No, this post is not about the nebulous universal concept, or about the children's game, but about an organization that every Malaysian can, and should, be proud of - the Malaysian Medical Relief Society, better known as Mercy Malaysia.
Walski just found out this morning that on Friday, October 20th, Mercy's founder Datuk Dr. Jemilah Mahmood was conferred the Gandhi-King-Ikeda Award by the Martin Luther King Jr International Chapel of Morehouse College (located in Atlanta, GA).
Receiving the award on her behalf was her husband, and co-founder of Mercy Malaysia, Datuk Dr. Ashar Abdullah.
The award was conferred for Dr. Jemilah's untiring efforts in improving the human condition, achieved through providing medical and humanitarian aid. She is the first Malaysian to receive the award, and to Walski, it couldn't have gone to a more deserving person.
(more on Dr. Jemilah and MERCY in the full post)
Walski feels very privileged that he has had the opportunity to make Dr. Jemilah Mahmood's acquaintence in person. And although the time spent speaking with her has been very brief, her sincerity, inner strength and sheer goodness (for lack of a better word) cannot help but be felt. A true model Muslim, in Walski's opinion, and someone that all Muslim's should be proud of. In fact, someone that all Malaysians, regardless of creed or color, should take pride in.
She has personally been in the thick of conflict, for example, leading Mercy's team of care-givers in the early days of the American invasion of Iraq, during which time Dr. Jemilah was even shot at. Thank God, her injury was not very major. More importantly, the experience, in Walski's opinion, has made her a stronger person.

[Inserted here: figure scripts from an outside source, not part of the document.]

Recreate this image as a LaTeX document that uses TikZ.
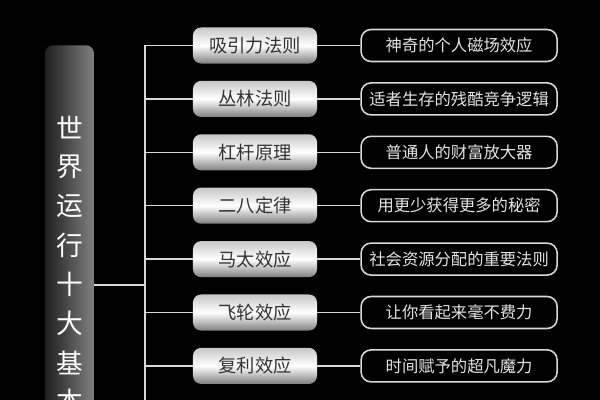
\documentclass[tikz,border=0pt]{standalone}
\usepackage{fontspec}
\newfontfamily\cjk{Noto Sans CJK SC}
\usetikzlibrary{positioning}

\begin{document}
\begin{tikzpicture}[x=0.025cm,y=-0.025cm,
		line/.style={white!85!black, line width=1.1pt},
		titlebox/.style={rounded corners=0.2cm, left color=black!88, right color=black!50, minimum width=1.225cm, minimum height=10cm, anchor=north, inner sep=0pt},
		law/.style={rounded corners=0.2cm, top color=black!22, bottom color=black!50, middle color=white, minimum width=3.1cm, minimum height=0.9cm, text=black!80, font=\cjk\fontsize{13}{13}\selectfont},
		effect/.style={draw=white!85!black, line width=1.1pt, rounded corners=0.25cm, minimum width=4.9cm, minimum height=0.8cm, text=white!90!black, font=\cjk\fontsize{11.6}{12}\selectfont},
		word/.style={text=white, font=\cjk\fontsize{19}{19}\selectfont}]
		\useasboundingbox (0,0) rectangle (600,400);
		\fill[black] (0,0) rectangle (600,400);
		\clip (0,0) rectangle (600,400);
		% left title bar
		\node[titlebox] (title) at (69.5,45) {};
		\foreach \c [count=\k] in {世,界,运,行,十,大,基,本}
			\node[word] (w\k) at (69.5,{128+39.1*(\k-1)}) {\c};
		% bus
		\coordinate (top) at (145,45.5);
		\coordinate (bottom) at (145,410);
		\coordinate (hub) at (145,285);
		\draw[line] (top) -- (bottom);
		\draw[line] (title.east |- hub) -- (hub);
		% laws and what they mean
		\foreach \i/\a/\b in {1/吸引力法则/神奇的个人磁场效应,
				2/丛林法则/适者生存的残酷竞争逻辑,
				3/杠杆原理/普通人的财富放大器,
				4/二八定律/用更少获得更多的秘密,
				5/马太效应/社会资源分配的重要法则,
				6/飞轮效应/让你看起来毫不费力,
				7/复利效应/时间赋予的超凡魔力}{
			\node[law] (law\i) at (255,{45.5+53.4*(\i-1)}) {\a};
			\node[effect, right=1.075cm of law\i] (eff\i) {\b};
			\draw[line] (law\i.west -| top) -- (law\i.west);
			\draw[line] (law\i) -- (eff\i);
		}
	\end{tikzpicture}
\end{document}
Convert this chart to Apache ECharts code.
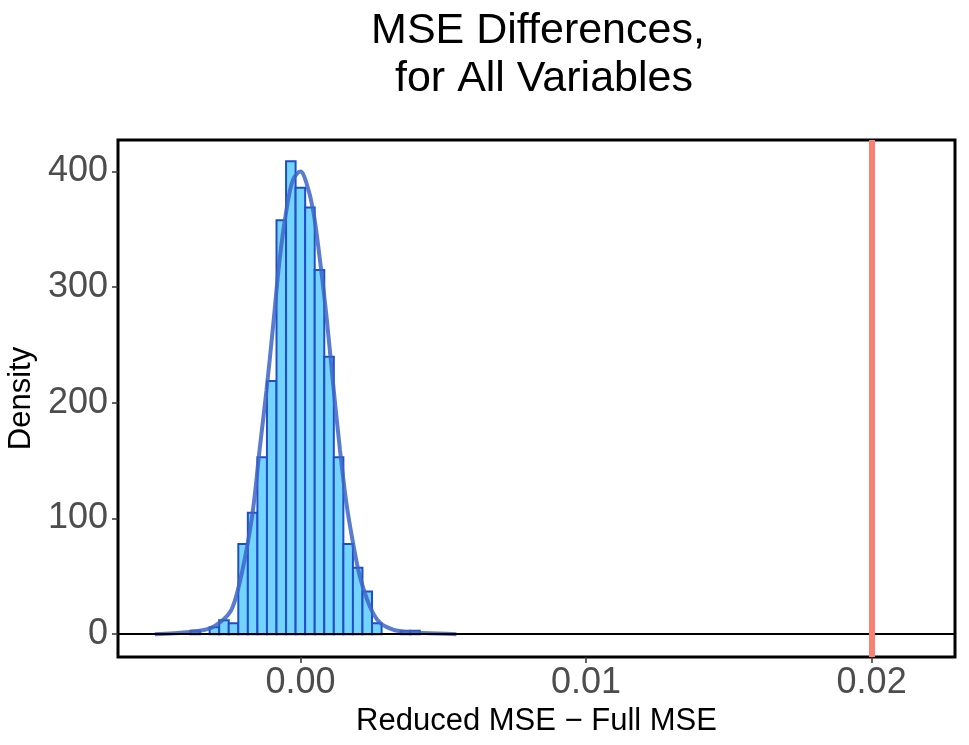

And being conferred this award recognizing her humanitarian work, as part of Mercy Malaysia, is proof that charity and kindness knows no boundaries of faith, nationality or color of skin - good works are recognized simply for what they are. And knowing Mercy Malaysia, they are perhaps the best ambassador's of goodwill that Malaysia has witnessed in our nation's relatively short history.
Rather than gloating about how Malaysia has the tallest this or the biggest that, we should feel proud that our nation has produced an organization that has been duly recognized for helping those in dire need. It is this kind of "world record" that Walski feels, is more important.
As Malaysians, all of us can do our part in assisting Mercy Malaysia in carrying out their good work. Dr. Jemilah once told Walski that they could always use a helping hand. So, do visit their website to find out how you can help.
The news of Dr. Jemilah being conferred the Gandhi-King-Ikeda Award has once again reminded Walski that despite the isolated bleakness we sometimes choose to see about certain aspects of life in Malaysia, it's not all bad all the time. It helps make today a little easier to deal with, knowing that there is still some true good left in the world. And it gives us all hope for a better tomorrow.
May God bless Dr. Jemilah, her husband and family, as well as Mercy Malaysia, for being the agents of goodwill, self-less charity, and unrelenting mercy.